Dans l’édition de Sudouest de ce jour, nous apprenons que Société Bordeaux Atlantique (SBA), l’entreprise qui a construit et qui exploite le Grand Stade de Bordeaux, en déficit cette année de 2 millions d’euros, veut renégocier le contrat avec la Ville. Derrière cette aimable proposition se profile une situation financièrement catastrophique pour les finances publiques locales.
La construction et l’exploitation du Grand stade s’adossent à un contrat de partenariat public privé. Les obligations du cocontractant, SBA sont les suivantes : concevoir et construire le stade, l’exploiter et l’entretenir, reverser des recettes à la Ville de Bordeaux
De son côté, Ville a pour obligation de verser un loyer. Le montant de ce loyer est aujourd’hui réduit du montant des recettes nettes garanties par SBA. Lorsque nous avons fait condamner le Maire de Bordeaux par le Conseil d’Etat pour avoir dissimulé aux élus le vrai coût du Grand stade, une nouvelle délibération a été prise réactualisant les sommes en jeu. Aujourd’hui, dans sa relation contractuelle avec SBA (à l’exclusion de celle qui la lie donc avec le club des Girondins), le coût annuel du stade hors impôts, et hors prorata des subventions déjà versées est le suivant :
Loyer dû par la Ville 10 153 171 € – recettes nettes garanties 4 485 250 € = 5 667 921 €
Lorsque SBA dit : je fais des déficits, je veux renégocier, elle souhaite évidemment que les recettes nettes garanties à la Ville soient diminuées. Cela aurait pour conséquence logique de voir augmenter le loyer que doit verser la Ville.
On peut donc penser à ce stade que le Maire de Bordeaux bénéficie d’un contrat protecteur des intérêts de la Ville et qu’il n’a aucune raison de le renégocier. Néanmoins, Vinci et Fayat, qui épongent les dettes de SBA, leur société de projet, n’entendent pas continuer à engranger les pertes sur la durée du contrat (qui court jusqu’en 2045). Si on a à faire à un déficit structurel, il pourrait donc s’élever à 56 millions d’euros (28 années restant à courir X 2 millions d’euros par an). Pour un actionnaire, cette perspective, on le comprend, est inacceptable et il cherche naturellement à l’éviter.
La menace que pourrait brandir Vinci et Fayat est tout simplement de laisser mourir la société de projet qui elle seule est le contractant de la Ville.

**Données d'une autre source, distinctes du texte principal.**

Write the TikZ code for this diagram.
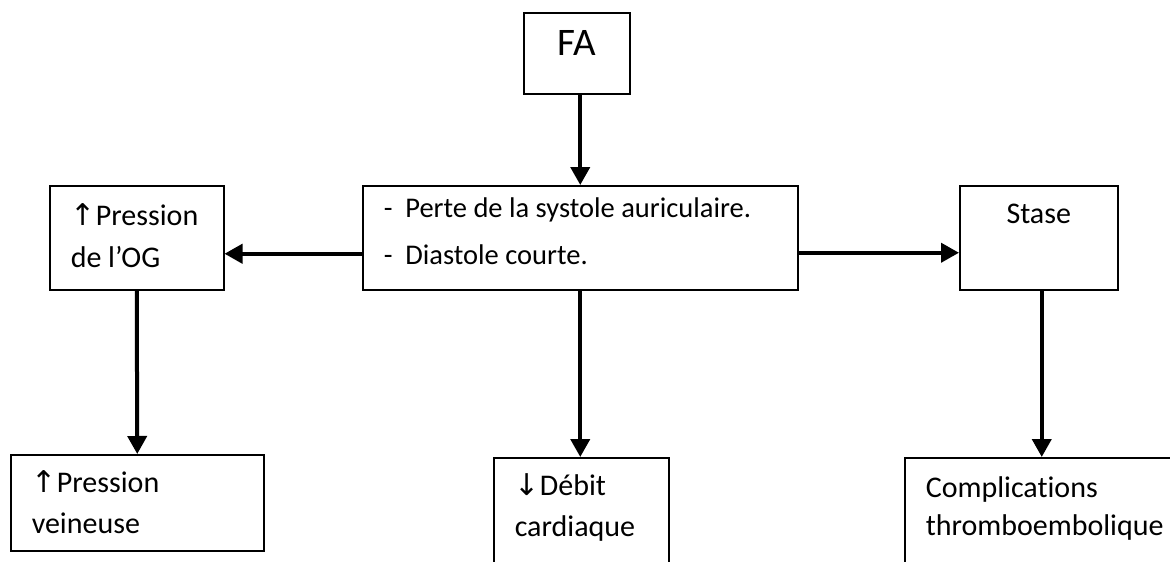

De cette manière, les deux sociétés fondatrices de SBA arrêteraient de perdre de l’argent. Dans le cadre d’une relation contractuelle classique, si l’une des parties ne remplit pas son obligation, l’autre a la possibilité de refuser de remplir la sienne au nom du principe d’exception d’inexécution. Dans notre affaire, si SBA disparaît, elle ne peut plus exploiter le stade et ne peut plus reverser les recettes nettes garanties à la Ville. En conséquence la Ville pourrait cesser de payer les loyers. Ce serait alors plutôt une bonne affaire pour la Ville qui aura toutefois à gérer le stade en régie ou à trouver un délégataire pour s’en charger.
Malheureusement, ce serait oublier trop vite ce que nous avons dénoncé depuis 2011 : la signature par Alain Juppé du bordereau de cession de créance aux banques. Derrière cette expression barbare se cache le mécanisme suivant. Par anticipation, Alain Juppé a accepté que la créance de loyer que SBA possède sur la Ville de Bordeaux soit cédée aux banques qui ont avancé les fonds pour la construction du Grand Stade. Ce qui signifie que si SBA disparaît, la Ville est toujours engagée à payer le loyer, non plus à SBA mais aux banques. Dit encore autrement, le loyer versé en pure perte (puisque nous n’aurons plus personne pour entretenir et exploiter le stade) ne serait donc plus de 5,6 millions mais de 10,153 millions d’euros par an.
En réalité, Alain Juppé est dans une situation inextricable. En acceptant de faire le jeu des banques lors de la signature du PPP et alors que nous l’avions alerté sur les risques qu’il faisait courir à la Ville, il a par avance déposé les armes. Dans le rapport de force qui s’annonce, il n’a aucun moyen de négociation si Vinci et Fayat menacent de liquider SBA.
Alain Juppé avait récemment prévu cette situation explosive car en fin d’année 2016, il a transféré le contrat du Grand Stade à la Métropole et a ainsi reporté les risques contentieux sur l’ensemble des 28 communes. Dans la mesure où SBA a déjà mis la Ville au Tribunal administratif (estimant que la collectivité lui doit de l’argent après la tenue des matches de l’UEFA), on peut penser que Vinci et Fayat ne tarderont pas à passer à l’attaque.